With training and practice, absolutely agree. But I've found overwhelmingly that shotguns are more approachable, especially for women, even though I consider an AR personally simpler. Recoil however is a function of weight, and something small like the Rattler, even as heavy as it is for the length, has a lot more kick than an M4 with a 16" barrel.
The.410 recoil is also very reduced while still being a fuck-you-up machine at close range. Personally the 12G recoil isn't an issue for me, but for my wife it's a huge difference. But like I said, to each their own.
This is my concern, and it's been shown in gel testing. Problem is, gel testing just isn't as transferable to actual flesh and bone testing, especially at the fringe. I'd wanna see some actual testing on pig corpses (or living pigs) to know that a specific subsonic 300 out of my 6.75" barrel will actually expand.
147 grain 9mm, however, will perform as expected out of the pistol-like barrel of a PCC, and will be pleasantly quiet with a can on it. It'll still go through drywall if you miss, but you don't have to worry about it zipping through the bad guy and the wall behind him like an unexpanded rifle round.
But there's also a ton of research showing that the penetration of the different calibers ends up being the same if the rounds expand correctly. Similarly, the belief that 5.56 won't go through much drywall because the bullet is so fast it breaks apart isn't supported by testing.
But there is one round that is meaningfully slowed by drywall... Birdshot.
I think the conversation surrounding shoot to kill, shoot to neutralize, and shoot-to-disarm is not particularly clear in a lot of gun owners' minds.

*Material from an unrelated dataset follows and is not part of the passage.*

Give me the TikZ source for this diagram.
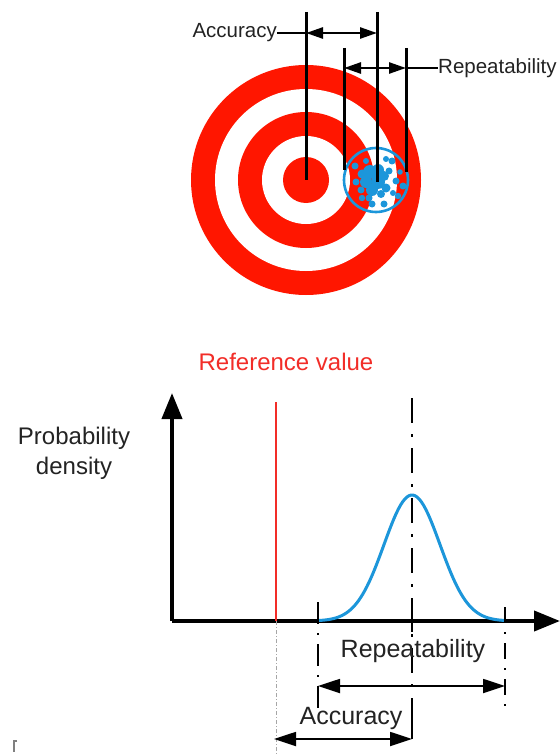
\documentclass[tikz,border=0pt]{standalone}
\usepackage{fontspec}
\setmainfont{Liberation Sans}
\usetikzlibrary{arrows.meta}
\definecolor{tred}{RGB}{255,22,0}
\definecolor{tblue}{RGB}{28,150,218}
\definecolor{txt}{RGB}{35,35,35}
\definecolor{refred}{RGB}{242,45,40}
\tikzset{
  vline/.style={line width=3pt, black},
  toparrow/.style={line width=2.6pt, {Triangle[length=17pt,width=11pt]}-{Triangle[length=17pt,width=11pt]}},
  lead/.style={line width=2.4pt},
  toplabel/.style={font=\fontsize{20.5}{24}\selectfont, text=txt, inner sep=0pt},
  biglabel/.style={font=\fontsize{25}{30}\selectfont, text=txt, inner sep=0pt},
  axis/.style={line width=4pt, -{Triangle[length=26pt,width=20pt]}},
  dimarrow/.style={line width=1.8pt, {Triangle[length=22pt,width=14pt]}-{Triangle[length=22pt,width=14pt]}},
  dashdotline/.style={line width=2.6pt, dash pattern=on 25pt off 11pt on 3pt off 11pt},
}
\begin{document}
\begin{tikzpicture}[x=1pt,y=-1pt]
\useasboundingbox (0,0) rectangle (559,754);
\fill[white] (0,0) rectangle (559,754);

% ---------------- target ----------------
\coordinate (tc) at (306,180);
\fill[tred] (tc) circle[radius=115pt];
\fill[white] (tc) circle[radius=91pt];
\fill[tred] (tc) circle[radius=68pt];
\fill[white] (tc) circle[radius=44pt];
\fill[tred] (tc) circle[radius=23pt];

% shot group
\coordinate (bc) at (376,180);
\begin{scope}
\clip (bc) circle[radius=31pt];
\foreach \p/\r in {
  {(370,172)}/7, {(378,170)}/6, {(366,182)}/6, {(378,182)}/7, {(372,190)}/6,
  {(384,176)}/5, {(362,174)}/4.5, {(386,188)}/4.5, {(369,198)}/3.5, {(381,194)}/4,
  {(355,166)}/3.5, {(356,182)}/3.5, {(361,190)}/3.5, {(362,198)}/3.2, {(372,204)}/3.5,
  {(384,204)}/3.5, {(392,161)}/3.5, {(389,171)}/3.5, {(396,181)}/3.5, {(403,186)}/3.5,
  {(398,196)}/3.2, {(386,159)}/3, {(366,161)}/3, {(393,193)}/3, {(400,172)}/2.8}
  \fill[tblue] \p circle[radius=\r pt];
\end{scope}
\draw[tblue, line width=2.6pt] (bc) circle[radius=32pt];

% vertical reference lines
\coordinate (v1t) at (306,12);  \coordinate (v1b) at (306,180);
\coordinate (v2t) at (344,48);  \coordinate (v2b) at (344,170);
\coordinate (v3t) at (377,12);  \coordinate (v3b) at (377,182);
\coordinate (v4t) at (406,48);  \coordinate (v4b) at (406,172);
\draw[vline] (v1t) -- (v1b);
\draw[vline] (v2t) -- (v2b);
\draw[vline] (v3t) -- (v3b);
\draw[vline] (v4t) -- (v4b);

% top labels and arrows
\node[toplabel, anchor=east] (accT) at (277,33) {Accuracy};
\coordinate (a1) at (306,33); \coordinate (a2) at (377,33);
\draw[lead] (accT.east) -- (a1);
\draw[toparrow] (a1) -- (a2);

\node[toplabel, anchor=west] (repT) at (438,68) {Repeatability};
\coordinate (r1) at (344,68); \coordinate (r2) at (406,68);
\draw[toparrow] (r1) -- (r2);
\draw[lead] (r2) -- (repT.west);

% ---------------- density plot ----------------
\node[font=\fontsize{24}{30}\selectfont, text=refred, inner sep=0pt] (refv) at (286,362) {Reference value};
\node[font=\fontsize{24}{30}\selectfont, text=txt, align=center, inner sep=0pt] (pd) at (74,453) {Probability\\density};

\coordinate (origin) at (172,621);
\coordinate (ytip) at (172,393);
\coordinate (xtip) at (560,621);
\draw[axis] (origin) -- (ytip);
\draw[axis] (origin) -- (xtip);

% reference line
\coordinate (rt) at (276,402);
\coordinate (rb) at (276,621);
\coordinate (rbb) at (276,754);
\draw[refred, line width=1.5pt] (rt) -- (rb);
\draw[gray!70, line width=0.8pt, dash pattern=on 4pt off 2pt on 1pt off 2pt] (rb) -- (rbb);

% gaussian
\draw[tblue, line width=3pt] plot[domain=319:505, samples=90]
  (\x, {621-126*exp(-((\x-412)*(\x-412))/(2*28*28))});

% dash-dot guide lines
\coordinate (mt) at (412,398); \coordinate (mb) at (412,739);
\draw[dashdotline] (mt) -- (mb);
\draw[line width=2.6pt] (412,706) -- (mb);
\draw[line width=2.6pt] (412,612) -- (412,632);
\coordinate (lt) at (318,602); \coordinate (lb) at (318,714);
\coordinate (rgt) at (505,607); \coordinate (rgb) at (505,714);
\draw[line width=2pt, dash pattern=on 22pt off 9pt on 2pt off 9pt] (lt) -- (lb);
\draw[line width=2pt, dash pattern=on 16pt off 9pt on 2pt off 9pt] (rgt) -- (rgb);

% dimension arrows
\node[biglabel] (repB) at (413,651) {Repeatability};
\coordinate (ra) at (318,686); \coordinate (rb2) at (505,686);
\draw[dimarrow] (ra) -- (rb2);

\node[biglabel] (accB) at (351,718) {Accuracy};
\coordinate (aa) at (274,739); \coordinate (ab) at (412,739);
\draw[dimarrow] (aa) -- (ab);

% small artifact mark
\draw[gray, line width=1.2pt] (17,741) -- (14,741) -- (14,752);
\end{tikzpicture}
\end{document}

The number of people with punisher logos or "you're fucked" etched in the dust cover supports this...
Obviously shoot to disarm is retarded, so we'll leave that to Joe Biden. But in home defense I am not shooting to kill. I am shooting to neutralize. They look the same because in isolation I'm using the same ammunition and aiming at the same body parts for both, the only difference is there's only one way to be dead and several ways to be neutralized, and I'm fine with any of those ways to be neutralized. And yes, birdshot is absolutely less likely to neutralize than 556, or buckshot, or pretty much everything else.
But if I can pick a round that will still have a high probability of neutralizing the intruder, while reducing the likelihood of collateral damage, that's a trade-off I'm interested in researching further. Again, I'm going to aim the gun at the exact same body parts of the intruder, and I'm perfectly comfortable if death is the resultant means of neutralization, but especially considering that the house I'm building uses both slightly thicker drywall and cavity insulation in the interior walls of the bedrooms, I will have a setup where where bird shot absolutely will penetrate less than any other round, while still making disgusting bloody holes in the bad guy.
Again, many variables, but I think bird shot is dismissed too readily for the specific scenario of family defense in an American-built home.
Also, I like that racking a shotgun signals to someone that I don't actually want to shoot that they should announce themselves immediately. It's more likely the intruder isn't an intruder at all where I live in Texas suburbia.